Directions for this task
Retype only what runs from the first line of the listing to the line holding "1.15, 1.05, 1.0];", both included. Do not retype the pictures.
** BEGIN Information supplied **
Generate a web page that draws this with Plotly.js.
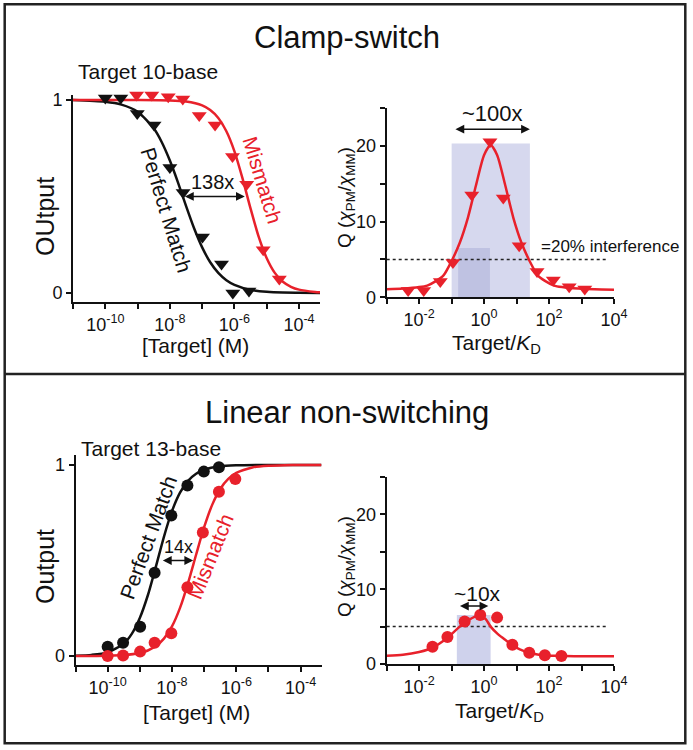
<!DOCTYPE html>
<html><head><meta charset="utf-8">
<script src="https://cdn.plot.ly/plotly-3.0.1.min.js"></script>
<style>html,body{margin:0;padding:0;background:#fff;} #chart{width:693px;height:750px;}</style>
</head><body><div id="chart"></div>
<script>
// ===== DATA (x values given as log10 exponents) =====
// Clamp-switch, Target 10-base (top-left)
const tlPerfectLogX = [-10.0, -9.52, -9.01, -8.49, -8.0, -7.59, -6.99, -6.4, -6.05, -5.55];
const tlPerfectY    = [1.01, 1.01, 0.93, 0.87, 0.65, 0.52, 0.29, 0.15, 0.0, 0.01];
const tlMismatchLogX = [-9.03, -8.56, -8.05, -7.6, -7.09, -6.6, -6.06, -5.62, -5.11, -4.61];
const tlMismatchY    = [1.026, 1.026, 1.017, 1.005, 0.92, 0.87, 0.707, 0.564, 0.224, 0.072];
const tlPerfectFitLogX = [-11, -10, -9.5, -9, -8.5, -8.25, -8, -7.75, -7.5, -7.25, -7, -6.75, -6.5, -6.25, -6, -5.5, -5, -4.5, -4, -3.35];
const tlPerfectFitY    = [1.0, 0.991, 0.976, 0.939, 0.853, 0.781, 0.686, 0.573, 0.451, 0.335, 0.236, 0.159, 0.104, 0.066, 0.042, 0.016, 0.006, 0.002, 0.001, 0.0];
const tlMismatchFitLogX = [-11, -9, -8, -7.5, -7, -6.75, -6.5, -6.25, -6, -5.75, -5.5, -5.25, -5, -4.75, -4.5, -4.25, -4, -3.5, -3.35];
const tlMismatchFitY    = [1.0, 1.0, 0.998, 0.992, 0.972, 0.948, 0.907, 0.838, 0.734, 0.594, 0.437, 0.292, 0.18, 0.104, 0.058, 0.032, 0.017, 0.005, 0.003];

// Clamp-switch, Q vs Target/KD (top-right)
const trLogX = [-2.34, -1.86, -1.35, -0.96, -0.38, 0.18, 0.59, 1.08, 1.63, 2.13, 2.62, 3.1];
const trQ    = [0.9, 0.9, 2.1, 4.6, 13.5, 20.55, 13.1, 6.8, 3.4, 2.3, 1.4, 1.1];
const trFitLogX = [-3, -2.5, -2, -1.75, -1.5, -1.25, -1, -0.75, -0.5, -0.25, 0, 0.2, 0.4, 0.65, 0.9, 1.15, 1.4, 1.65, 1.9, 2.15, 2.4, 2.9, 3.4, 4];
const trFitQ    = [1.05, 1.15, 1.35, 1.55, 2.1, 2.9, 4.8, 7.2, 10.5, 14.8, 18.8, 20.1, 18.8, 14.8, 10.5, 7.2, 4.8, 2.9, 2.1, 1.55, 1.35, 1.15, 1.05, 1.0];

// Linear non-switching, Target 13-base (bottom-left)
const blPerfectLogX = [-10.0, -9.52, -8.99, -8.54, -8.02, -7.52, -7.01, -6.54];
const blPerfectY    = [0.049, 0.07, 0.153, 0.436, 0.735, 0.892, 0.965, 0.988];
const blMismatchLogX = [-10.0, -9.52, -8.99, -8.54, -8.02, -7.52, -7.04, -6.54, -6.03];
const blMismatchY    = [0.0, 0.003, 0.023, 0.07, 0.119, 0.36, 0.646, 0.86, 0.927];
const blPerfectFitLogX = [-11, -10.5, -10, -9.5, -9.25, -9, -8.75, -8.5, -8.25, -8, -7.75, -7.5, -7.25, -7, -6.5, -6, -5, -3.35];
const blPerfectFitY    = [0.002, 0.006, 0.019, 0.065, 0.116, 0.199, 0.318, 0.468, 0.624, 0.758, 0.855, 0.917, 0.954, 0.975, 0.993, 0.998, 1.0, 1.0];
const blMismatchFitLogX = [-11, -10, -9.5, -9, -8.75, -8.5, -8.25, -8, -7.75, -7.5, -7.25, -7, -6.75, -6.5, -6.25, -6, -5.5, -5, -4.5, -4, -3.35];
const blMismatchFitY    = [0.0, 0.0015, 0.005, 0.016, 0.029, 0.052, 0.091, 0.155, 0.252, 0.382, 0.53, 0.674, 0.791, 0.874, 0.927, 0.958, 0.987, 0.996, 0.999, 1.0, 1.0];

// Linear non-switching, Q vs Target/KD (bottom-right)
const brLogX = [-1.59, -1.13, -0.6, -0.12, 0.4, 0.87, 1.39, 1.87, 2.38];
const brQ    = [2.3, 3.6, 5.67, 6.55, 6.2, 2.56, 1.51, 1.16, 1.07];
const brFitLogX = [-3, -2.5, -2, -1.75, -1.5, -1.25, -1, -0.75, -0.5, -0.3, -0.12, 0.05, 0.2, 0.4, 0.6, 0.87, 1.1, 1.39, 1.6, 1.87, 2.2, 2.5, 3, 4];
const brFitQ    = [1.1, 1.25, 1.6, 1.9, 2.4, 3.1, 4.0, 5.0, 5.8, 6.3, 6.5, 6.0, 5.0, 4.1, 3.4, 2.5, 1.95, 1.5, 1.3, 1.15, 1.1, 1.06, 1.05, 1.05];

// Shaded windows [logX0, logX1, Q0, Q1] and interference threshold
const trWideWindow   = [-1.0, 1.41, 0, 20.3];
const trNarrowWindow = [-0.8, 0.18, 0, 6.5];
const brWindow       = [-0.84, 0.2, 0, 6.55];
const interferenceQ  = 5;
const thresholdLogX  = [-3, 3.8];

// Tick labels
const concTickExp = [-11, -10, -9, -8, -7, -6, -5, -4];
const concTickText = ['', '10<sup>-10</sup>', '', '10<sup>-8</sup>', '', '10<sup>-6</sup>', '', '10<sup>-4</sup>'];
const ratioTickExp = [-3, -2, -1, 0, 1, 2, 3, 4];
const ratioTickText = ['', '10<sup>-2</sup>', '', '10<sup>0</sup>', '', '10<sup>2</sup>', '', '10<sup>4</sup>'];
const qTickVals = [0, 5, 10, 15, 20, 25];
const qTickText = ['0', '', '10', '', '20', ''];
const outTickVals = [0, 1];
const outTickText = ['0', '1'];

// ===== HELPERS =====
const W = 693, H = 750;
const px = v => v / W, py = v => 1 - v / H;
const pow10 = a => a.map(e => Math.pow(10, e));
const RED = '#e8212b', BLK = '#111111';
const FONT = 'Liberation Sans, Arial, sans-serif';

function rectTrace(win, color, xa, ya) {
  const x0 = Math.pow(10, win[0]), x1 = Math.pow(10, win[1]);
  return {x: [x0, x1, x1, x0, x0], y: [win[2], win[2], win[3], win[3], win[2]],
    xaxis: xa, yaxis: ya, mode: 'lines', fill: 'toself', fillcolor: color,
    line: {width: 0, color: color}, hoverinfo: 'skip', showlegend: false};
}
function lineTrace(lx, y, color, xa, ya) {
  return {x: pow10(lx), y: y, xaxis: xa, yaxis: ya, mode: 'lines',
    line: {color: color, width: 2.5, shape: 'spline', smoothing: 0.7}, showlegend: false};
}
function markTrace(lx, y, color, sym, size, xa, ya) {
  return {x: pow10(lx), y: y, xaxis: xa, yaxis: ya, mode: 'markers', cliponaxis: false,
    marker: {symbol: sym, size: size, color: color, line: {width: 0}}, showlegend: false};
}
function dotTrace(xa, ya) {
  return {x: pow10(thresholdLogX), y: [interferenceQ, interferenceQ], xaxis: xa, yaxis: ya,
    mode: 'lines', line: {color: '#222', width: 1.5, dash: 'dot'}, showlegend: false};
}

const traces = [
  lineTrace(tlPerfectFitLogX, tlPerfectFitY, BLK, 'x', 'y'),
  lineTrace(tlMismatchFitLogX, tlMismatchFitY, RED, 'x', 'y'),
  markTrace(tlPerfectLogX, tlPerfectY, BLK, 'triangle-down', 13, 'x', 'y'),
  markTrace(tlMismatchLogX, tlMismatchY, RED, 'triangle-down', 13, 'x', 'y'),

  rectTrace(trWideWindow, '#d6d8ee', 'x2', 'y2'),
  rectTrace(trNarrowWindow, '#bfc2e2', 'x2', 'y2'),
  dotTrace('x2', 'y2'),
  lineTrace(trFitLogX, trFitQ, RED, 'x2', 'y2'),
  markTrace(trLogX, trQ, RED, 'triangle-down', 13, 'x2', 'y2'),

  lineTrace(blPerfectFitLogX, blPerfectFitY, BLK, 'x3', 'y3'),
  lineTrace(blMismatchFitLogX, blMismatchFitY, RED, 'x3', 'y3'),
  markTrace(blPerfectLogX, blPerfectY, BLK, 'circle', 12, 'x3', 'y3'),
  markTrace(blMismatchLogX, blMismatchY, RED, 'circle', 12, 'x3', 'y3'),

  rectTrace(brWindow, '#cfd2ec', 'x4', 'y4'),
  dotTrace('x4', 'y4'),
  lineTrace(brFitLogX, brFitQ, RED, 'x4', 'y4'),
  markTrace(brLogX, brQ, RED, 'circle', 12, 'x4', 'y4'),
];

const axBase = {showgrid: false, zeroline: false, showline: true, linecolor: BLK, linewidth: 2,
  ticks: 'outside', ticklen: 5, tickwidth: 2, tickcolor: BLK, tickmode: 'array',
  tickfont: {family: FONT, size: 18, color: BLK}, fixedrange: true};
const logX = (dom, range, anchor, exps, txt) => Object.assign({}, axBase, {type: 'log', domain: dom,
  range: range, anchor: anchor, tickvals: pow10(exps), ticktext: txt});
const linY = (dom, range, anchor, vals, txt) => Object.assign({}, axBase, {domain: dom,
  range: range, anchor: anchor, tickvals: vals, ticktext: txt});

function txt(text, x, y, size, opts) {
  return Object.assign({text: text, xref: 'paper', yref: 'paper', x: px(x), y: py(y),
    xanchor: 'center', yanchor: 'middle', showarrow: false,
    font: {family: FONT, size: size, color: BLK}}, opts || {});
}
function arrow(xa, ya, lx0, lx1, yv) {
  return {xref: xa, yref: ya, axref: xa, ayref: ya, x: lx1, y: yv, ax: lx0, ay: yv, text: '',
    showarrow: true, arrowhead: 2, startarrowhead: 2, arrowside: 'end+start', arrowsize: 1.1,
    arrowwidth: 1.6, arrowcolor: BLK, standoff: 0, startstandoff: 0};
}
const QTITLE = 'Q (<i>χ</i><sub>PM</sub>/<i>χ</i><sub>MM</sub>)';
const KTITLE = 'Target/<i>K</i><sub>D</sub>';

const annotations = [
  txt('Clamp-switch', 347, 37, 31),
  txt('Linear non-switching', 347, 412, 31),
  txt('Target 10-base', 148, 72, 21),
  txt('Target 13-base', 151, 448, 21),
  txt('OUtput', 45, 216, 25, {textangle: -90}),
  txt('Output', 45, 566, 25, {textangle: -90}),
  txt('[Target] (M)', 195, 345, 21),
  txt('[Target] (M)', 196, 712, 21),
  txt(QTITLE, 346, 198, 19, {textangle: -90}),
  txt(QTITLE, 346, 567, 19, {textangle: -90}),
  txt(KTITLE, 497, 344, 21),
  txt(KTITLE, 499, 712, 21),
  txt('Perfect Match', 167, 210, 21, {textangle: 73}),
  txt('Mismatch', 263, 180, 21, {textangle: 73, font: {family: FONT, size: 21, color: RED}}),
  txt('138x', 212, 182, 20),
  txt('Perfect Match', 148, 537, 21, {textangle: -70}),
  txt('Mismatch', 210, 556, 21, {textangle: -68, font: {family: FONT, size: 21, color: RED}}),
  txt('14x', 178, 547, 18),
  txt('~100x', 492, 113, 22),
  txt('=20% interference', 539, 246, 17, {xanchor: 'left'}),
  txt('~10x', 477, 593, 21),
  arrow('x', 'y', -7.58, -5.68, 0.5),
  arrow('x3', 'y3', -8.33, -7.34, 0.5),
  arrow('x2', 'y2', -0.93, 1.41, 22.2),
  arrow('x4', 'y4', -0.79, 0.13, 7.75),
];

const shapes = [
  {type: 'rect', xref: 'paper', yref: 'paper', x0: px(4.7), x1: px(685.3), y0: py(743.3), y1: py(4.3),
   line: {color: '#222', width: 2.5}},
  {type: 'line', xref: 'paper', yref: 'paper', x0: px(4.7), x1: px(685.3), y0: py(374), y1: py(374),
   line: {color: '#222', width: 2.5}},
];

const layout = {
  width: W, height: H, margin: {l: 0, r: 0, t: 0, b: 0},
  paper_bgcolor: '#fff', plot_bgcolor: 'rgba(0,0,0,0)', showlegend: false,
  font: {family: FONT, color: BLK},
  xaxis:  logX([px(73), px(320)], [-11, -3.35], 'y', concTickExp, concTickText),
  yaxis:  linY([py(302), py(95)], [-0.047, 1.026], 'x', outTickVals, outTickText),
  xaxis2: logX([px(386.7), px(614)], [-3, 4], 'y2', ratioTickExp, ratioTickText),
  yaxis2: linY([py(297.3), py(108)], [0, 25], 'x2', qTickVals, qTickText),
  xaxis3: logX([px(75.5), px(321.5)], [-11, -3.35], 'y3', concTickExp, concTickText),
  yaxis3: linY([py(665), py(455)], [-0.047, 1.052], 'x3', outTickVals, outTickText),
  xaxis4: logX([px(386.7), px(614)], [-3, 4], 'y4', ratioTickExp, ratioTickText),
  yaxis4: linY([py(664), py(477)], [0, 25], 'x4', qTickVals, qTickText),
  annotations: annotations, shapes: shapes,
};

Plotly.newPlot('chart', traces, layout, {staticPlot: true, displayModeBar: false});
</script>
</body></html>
** END Information supplied **
Task response
Generate a web page that draws this with Plotly.js.
<!DOCTYPE html>
<html><head><meta charset="utf-8">
<script src="https://cdn.plot.ly/plotly-3.0.1.min.js"></script>
<style>html,body{margin:0;padding:0;background:#fff;} #chart{width:693px;height:750px;}</style>
</head><body><div id="chart"></div>
<script>
// ===== DATA (x values given as log10 exponents) =====
// Clamp-switch, Target 10-base (top-left)
const tlPerfectLogX = [-10.0, -9.52, -9.01, -8.49, -8.0, -7.59, -6.99, -6.4, -6.05, -5.55];
const tlPerfectY    = [1.01, 1.01, 0.93, 0.87, 0.65, 0.52, 0.29, 0.15, 0.0, 0.01];
const tlMismatchLogX = [-9.03, -8.56, -8.05, -7.6, -7.09, -6.6, -6.06, -5.62, -5.11, -4.61];
const tlMismatchY    = [1.026, 1.026, 1.017, 1.005, 0.92, 0.87, 0.707, 0.564, 0.224, 0.072];
const tlPerfectFitLogX = [-11, -10, -9.5, -9, -8.5, -8.25, -8, -7.75, -7.5, -7.25, -7, -6.75, -6.5, -6.25, -6, -5.5, -5, -4.5, -4, -3.35];
const tlPerfectFitY    = [1.0, 0.991, 0.976, 0.939, 0.853, 0.781, 0.686, 0.573, 0.451, 0.335, 0.236, 0.159, 0.104, 0.066, 0.042, 0.016, 0.006, 0.002, 0.001, 0.0];
const tlMismatchFitLogX = [-11, -9, -8, -7.5, -7, -6.75, -6.5, -6.25, -6, -5.75, -5.5, -5.25, -5, -4.75, -4.5, -4.25, -4, -3.5, -3.35];
const tlMismatchFitY    = [1.0, 1.0, 0.998, 0.992, 0.972, 0.948, 0.907, 0.838, 0.734, 0.594, 0.437, 0.292, 0.18, 0.104, 0.058, 0.032, 0.017, 0.005, 0.003];

// Clamp-switch, Q vs Target/KD (top-right)
const trLogX = [-2.34, -1.86, -1.35, -0.96, -0.38, 0.18, 0.59, 1.08, 1.63, 2.13, 2.62, 3.1];
const trQ    = [0.9, 0.9, 2.1, 4.6, 13.5, 20.55, 13.1, 6.8, 3.4, 2.3, 1.4, 1.1];
const trFitLogX = [-3, -2.5, -2, -1.75, -1.5, -1.25, -1, -0.75, -0.5, -0.25, 0, 0.2, 0.4, 0.65, 0.9, 1.15, 1.4, 1.65, 1.9, 2.15, 2.4, 2.9, 3.4, 4];
const trFitQ    = [1.05, 1.15, 1.35, 1.55, 2.1, 2.9, 4.8, 7.2, 10.5, 14.8, 18.8, 20.1, 18.8, 14.8, 10.5, 7.2, 4.8, 2.9, 2.1, 1.55, 1.35, 1.15, 1.05, 1.0];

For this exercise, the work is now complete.